Ask the Subjects :: Something in the air?
Tuesday, 12 February 2013
With no direct exposure to the external weather events, can you gauge any of the changes due to minor fluctuations in air pressure?
The relationship between sound, pressure and temperature is something the human body can be attuned to in a multi-sensory sense – are you at all aware of vibrations that may exist on the threshold of your perception?
Chris
This bunker is incredibly well insulated and temperature controlled and I haven’t noticed any temperature/pressure changes – my body temperature is lower when I am tired and that is very noticeable. We suspect they are playing some kind of white noise at us to mask any external vibrations. Before my last sleep I was hearing all kinds of sounds inside the hum, sort of auditory ghosts, but they told me more about my own mental state than the outside world. I am much more attuned to internal signals than external ones.
I have definitely noticed the lack of smells in here, especially when they glue the electrodes on us because the conductive gel they use has a scent like petroleum jelly. When Thom was painting with acrylics earlier I went to his room and inhaled deeply, like a cartoon animal after a pie. It’s clear the scientists are controlling our exposure to scents. The food is very bland too, so perhaps these things have an effect on sleep/wakefulness. It’s unpleasant being so under-stimulated. Just like I miss bright sunlight, I have a yearning for a really robust and complex odour.
Jennifer Mills
I was thinking about atmospheric influences while lying awake the other “night”. I’d just heard a sound that reminded me of how ceilings shift when wind rushes over a building’s the roof. Or it could have been the structure flexing in the heat/cold—but that seemed less likely. So yes, I’d say that I did just once get a sense of what’s happening to the atmosphere around us.
On the whole, though, I feel completely oblivious to what’s happening to outside. There are multiple doors separating us from the Adelaide air. The air-conditioning is relentless, and although it feels hotter or colder sometimes, I know that’s just my body reading it differently. There’s no way to guess if it’s going to 45C when they let us out, or the same as it was when we went in (I’m hoping for the latter, obviously).
Where I live, just up the road, I’m used to some pretty weird frequencies as the big trucks brake on Glen Osmond Road. I’ve listened for anything like that, but heard nothing. The only sound that penetrated the walls came from fireworks—huge gunpowder explosions happening in the sky directly above our heads. Anything less than that, I suspect, has no chance at all.
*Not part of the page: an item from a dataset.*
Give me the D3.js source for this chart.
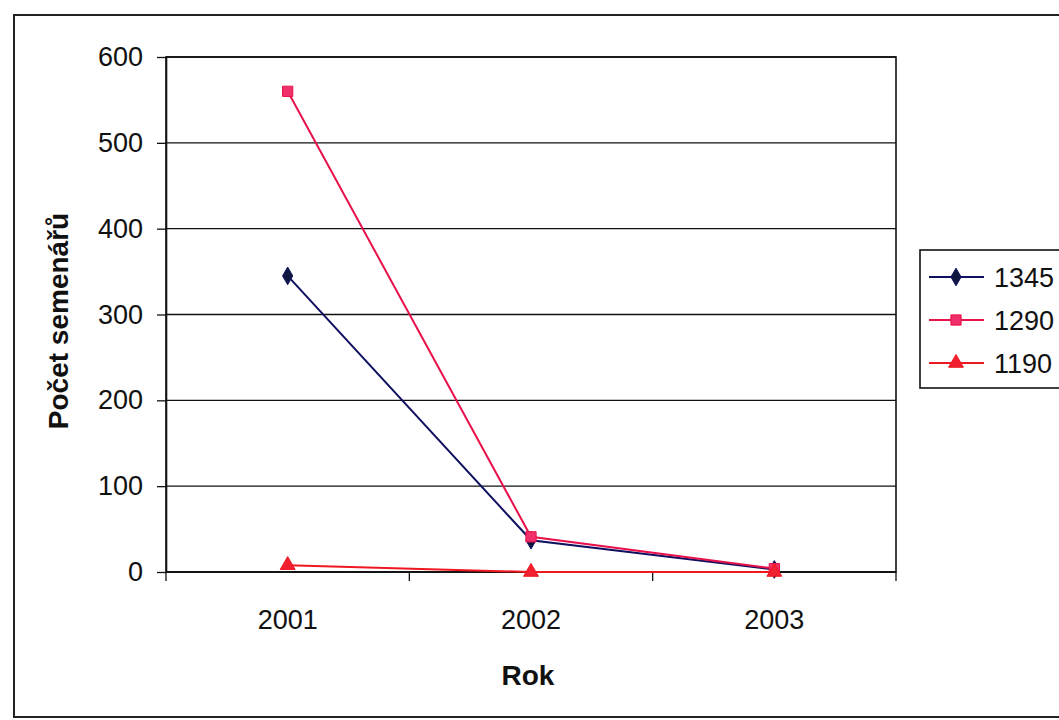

(I took a tour once through the underground NORAD base in Colorado. Being in here is not dissimilar. I know the world is only metres away in certain directions, but it certainly doesn’t feel like it.)
Sean Williams
I hated the temperature it was 21 degrees at all times particularly as I am not a big fan of air-conditioning and as I got more tired it felt like my body was colder and it was uncomfortable. I speculate that there was white noise coming through a speaker and I could hear the building cracking. We were in dim lighting all the time and after awhile your mind just gave up trying to work out what time of day it was. I think after awhile you become hypersensitive trying to hear/sense/feel things that you normally would in daily life, like a couple of times I thought I heard my phone ringing which was impossible as the scientists took our phones off us. I was yearning for the outside particularly the horizon and fresh air especially as all the images I was creating was from an outside realm and not a reflection of the isolation and enclosure (hamster run) that I was in, sort of a portal to the outside world. I guess it really made me question how in tune I was with my environment and how sensitive I was to fluctuations in sound, temperature and pressure.